Je tiens aussi à donner une réponse un peu plus personnelle à cette question : depuis plusieurs années, je souffre de la lourdeur et de la complexité administrative de la recherche française. Alors que le budget de la recherche publique stagne, les chercheurs doivent aujourd’hui faire face à une pénurie de leur temps de travail, car ils sont accaparés par des tâches administratives de plus en plus chronophages. Une des causes de cette dérive est à mes yeux la boussole que constitue le classement de Shanghaï des universités : en donnant de plus en plus de poids à une lecture « localiste » d’une recherche centrée sur les universités, ce mouvement a engendré depuis la loi relative aux libertés et responsabilités des universités (dite LRU) une augmentation des structures et des bureaucraties locales.
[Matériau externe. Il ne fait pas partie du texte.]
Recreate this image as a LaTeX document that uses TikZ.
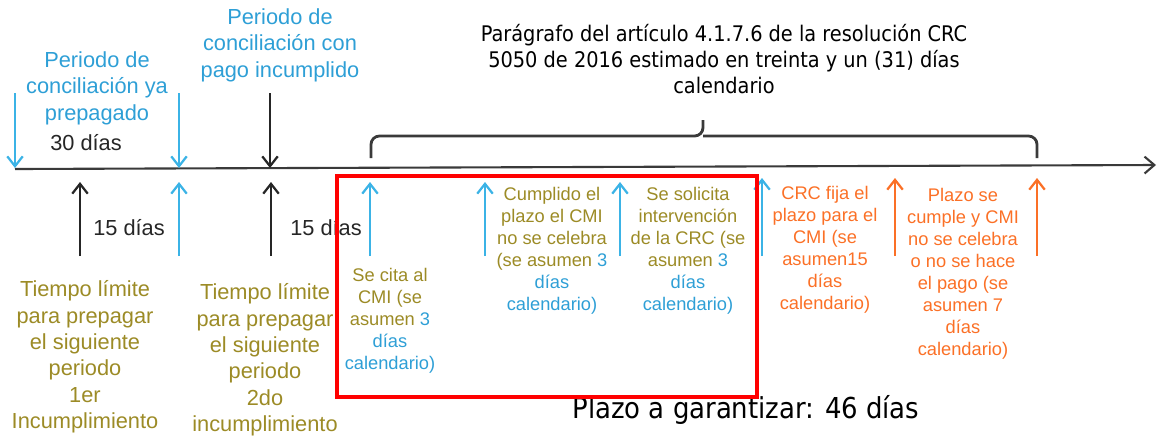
\documentclass[tikz,border=0pt]{standalone}
\usepackage{fontspec}
\setmainfont{Liberation Sans}
\newfontfamily\tahoma{DejaVu Sans Condensed}
\usetikzlibrary{arrows.meta}
\definecolor{azul}{HTML}{2E9FD6}
\definecolor{azulf}{HTML}{3BB3E6}
\definecolor{oliva}{HTML}{9C8B26}
\definecolor{naranja}{HTML}{FB7026}
\definecolor{gris}{HTML}{3A3A3A}
\definecolor{negro}{HTML}{262626}

\begin{document}
\begin{tikzpicture}[x=0.025cm,y=-0.025cm,
    flecha/.style={line width=1.6pt,-{Straight Barb[length=7pt,width=11pt,line width=1.6pt]}},
    grande/.style={inner sep=0pt,align=center,font=\fontsize{15.5}{18.8}\selectfont},
    chico/.style={inner sep=0pt,align=center,font=\fontsize{13}{15.6}\selectfont}]
    \useasboundingbox (0,0) rectangle (1158,437);

    % linea de tiempo
    \coordinate (t0) at (15,169);
    \coordinate (t1) at (1156,165);
    \draw[gris,line width=1.5pt,-{Straight Barb[length=7pt,width=12pt,line width=1.5pt]}] (t0) -- (t1);

    % flechas hacia abajo
    \foreach \n/\x/\c in {a/15/azulf,b/179/azulf,c/270/negro}{
      \coordinate (ba\n) at (\x,93);
      \coordinate (bb\n) at (\x,168);
      \draw[flecha,\c] (ba\n) -- (bb\n);
    }
    % flechas hacia arriba
    \foreach \n/\x/\a/\c in {a/80/182/negro,b/179/182/azulf,c/271/182/negro,d/370/182/azulf,
        e/485/182/azulf,f/620/182/azulf,g/762/178/azulf,h/895/178/naranja,i/1037/178/naranja}{
      \coordinate (sa\n) at (\x,256);
      \coordinate (sb\n) at (\x,\a);
      \draw[flecha,\c] (sa\n) -- (sb\n);
    }

    % llave
    \draw[gris,line width=2pt,rounded corners=6pt]
      (371,158) |- (703,136) -- (703,120);
    \draw[gris,line width=2pt,rounded corners=6pt]
      (1037,158) |- (703,136);

    \node[grande,azul] (prepago) at (97,88) {Periodo de\\conciliación ya\\prepagado};
    \node[grande,azul] (incumple) at (280,45) {Periodo de\\conciliación con\\pago incumplido};
    \node[grande,negro] (treinta) at (86,143) {30 días};
    \node[grande,negro] (quinceA) at (129,228) {15 días};
    \node[grande,negro] (quinceB) at (326,228) {15 días};
    \node[grande,oliva] (limiteA) at (85,357)
      {Tiempo límite\\para prepagar\\el siguiente\\periodo\\1er\\Incumplimiento};
    \node[grande,oliva] (limiteB) at (265,360)
      {Tiempo límite\\para prepagar\\el siguiente\\periodo\\2do\\incumplimiento};

    \node[chico,oliva] (cita) at (390,321)
      {Se cita al\\CMI (se\\asumen \textcolor{azul}{3}\\\textcolor{azul}{días}\\\textcolor{azul}{calendario)}};
    \node[chico,oliva] (cumplido) at (552,251)
      {Cumplido el\\plazo el CMI\\no se celebra\\(se asumen \textcolor{azul}{3}\\\textcolor{azul}{días}\\\textcolor{azul}{calendario)}};
    \node[chico,oliva] (solicita) at (688,251)
      {Se solicita\\intervención\\de la CRC (se\\asumen \textcolor{azul}{3}\\\textcolor{azul}{días}\\\textcolor{azul}{calendario)}};
    \node[chico,naranja] (fija) at (825,250)
      {CRC fija el\\plazo para el\\CMI (se\\asumen15\\días\\calendario)};
    \node[chico,naranja] (vence) at (963,274)
      {Plazo se\\cumple y CMI\\no se celebra\\o no se hace\\el pago (se\\asumen 7\\días\\calendario)};

    \node[inner sep=0pt,align=center,font=\tahoma\fontsize{15.3}{18.6}\selectfont] (norma) at (724,59)
      {Parágrafo del artículo 4.1.7.6 de la resolución CRC\\5050 de 2016 estimado en treinta y un (31) días\\calendario};
    \node[inner sep=0pt,font=\tahoma\fontsize{20.5}{24}\selectfont] (garantia) at (746,410)
      {Plazo a garantizar: 46 días};

    % recuadro
    \draw[red,line width=3.5pt] (337,176) rectangle (757,397);
\end{tikzpicture}
\end{document}
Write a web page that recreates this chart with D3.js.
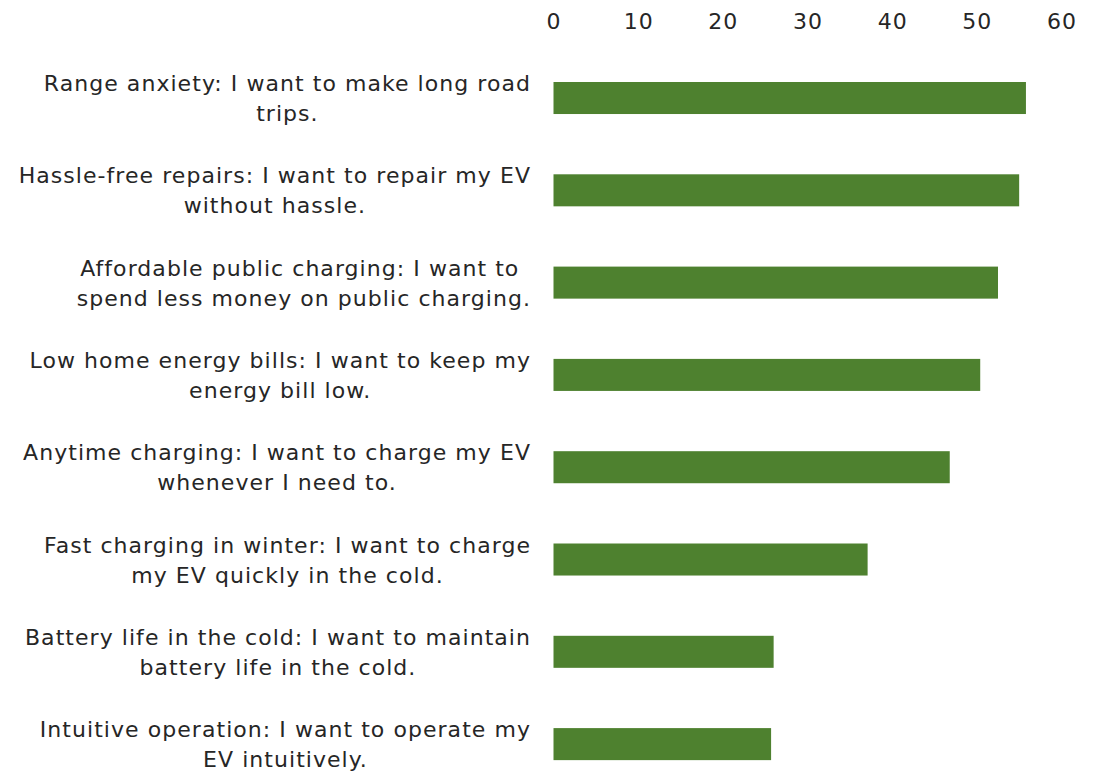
<!DOCTYPE html>
<html><head><meta charset="utf-8">
<script src="https://cdn.jsdelivr.net/npm/d3@7"></script>
<style>body{margin:0;background:#fff}svg{display:block}</style>
</head><body><svg id="c" width="1107" height="772"></svg>
<script>
const categories = [
  ["Range anxiety: I want to make long road", "trips."],
  ["Hassle-free repairs: I want to repair my EV", "without hassle."],
  ["Affordable public charging: I want to ", "spend less money on public charging."],
  ["Low home energy bills: I want to keep my", "energy bill low."],
  ["Anytime charging: I want to charge my EV", "whenever I need to."],
  ["Fast charging in winter: I want to charge", "my EV quickly in the cold."],
  ["Battery life in the cold: I want to maintain", "battery life in the cold."],
  ["Intuitive operation: I want to operate my", "EV intuitively."]
];
const values = [55.8, 55.0, 52.5, 50.4, 46.8, 37.1, 26.0, 25.7];
const tickValues = [0, 10, 20, 30, 40, 50, 60];

const svg = d3.select("#c");
const font = "'DejaVu Sans', sans-serif";
const x = d3.scaleLinear().domain([0, 60]).range([553.5, 1061.5]);
const step = 92.3, bw = 32;
const y = d3.scaleBand().domain(d3.range(categories.length))
  .range([82 - step * 0.653, 82 - step * 0.653 + step * (categories.length + 0.653)])
  .paddingInner(0.653).paddingOuter(0.653);

const xAxis = d3.axisTop(x).tickValues(tickValues).tickSize(0).tickPadding(0);
const ga = svg.append("g").attr("transform", "translate(0,29)").call(xAxis);
ga.select(".domain").remove();
ga.selectAll("text").attr("font-family", font).attr("font-size", 22)
  .attr("letter-spacing", 1).attr("fill", "#262626");

svg.append("g").selectAll("rect").data(values).join("rect")
  .attr("x", x(0)).attr("y", (d, i) => y(i))
  .attr("width", d => x(d) - x(0)).attr("height", y.bandwidth())
  .attr("fill", "#4e812f");

const labels = svg.append("g");
categories.forEach((lines, i) => {
  const g = labels.append("g");
  const texts = lines.map((t, j) => g.append("text")
    .attr("font-family", font).attr("font-size", 22).attr("letter-spacing", 1.05)
    .attr("fill", "#262626")
    .attr("text-anchor", "middle").style("white-space", "pre")
    .attr("y", y(i) + bw / 2 - 15 + j * 30 + 8).text(t));
  const w = d3.max(texts, t => t.node().getComputedTextLength());
  texts.forEach(t => t.attr("x", 531 - w / 2));
});
</script></body></html>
La glaciologie étant très peu représentée à l’Université de Lorraine, je m’épanouis en collaborant avec d’autres laboratoires et en participant à plusieurs instances nationales du CNRS, comme le conseil scientifique Les Enveloppes Fluides et l’Environnement (LEFE) Interactions multiples dans l’atmosphère, la glace et l’océan (IMAGO). Aussi, je reste très attaché à une organisation nationale de la recherche, que je rêve souple et démocratique - je n’associe pas la fatalité bureaucratique au centralisme républicain. Dans ce rêve, je vois le CNRS comme un atout majeur, que ce soit pour organiser la vie démocratique de la science ou pour optimiser l’allocation des moyens, via par exemple la gestion des grands instruments de recherche. Je vous donne un exemple : le modèle économique et l’excellence scientifique du service national que j’utilise le plus, l’AMS Aster (instrument d’analyse géré par le Centre Européen de Recherche et d'Enseignement en Géosciences de l'Environnement (CEREGE), Aix-en Provence) est envié par bien des collègues américains. Dans ce contexte, j’ai conscience de la chance unique qu’offre les moyens financiers donnés par l’European Research Council (ERC) : ceux-ci nous permettront de dégager de la liberté et de l’autonomie pour nos recherches au Centre de Recherches Pétrographiques et Géochimiques, en nous offrant le luxe de mettre en pause les recherches de financement les plus chronophages.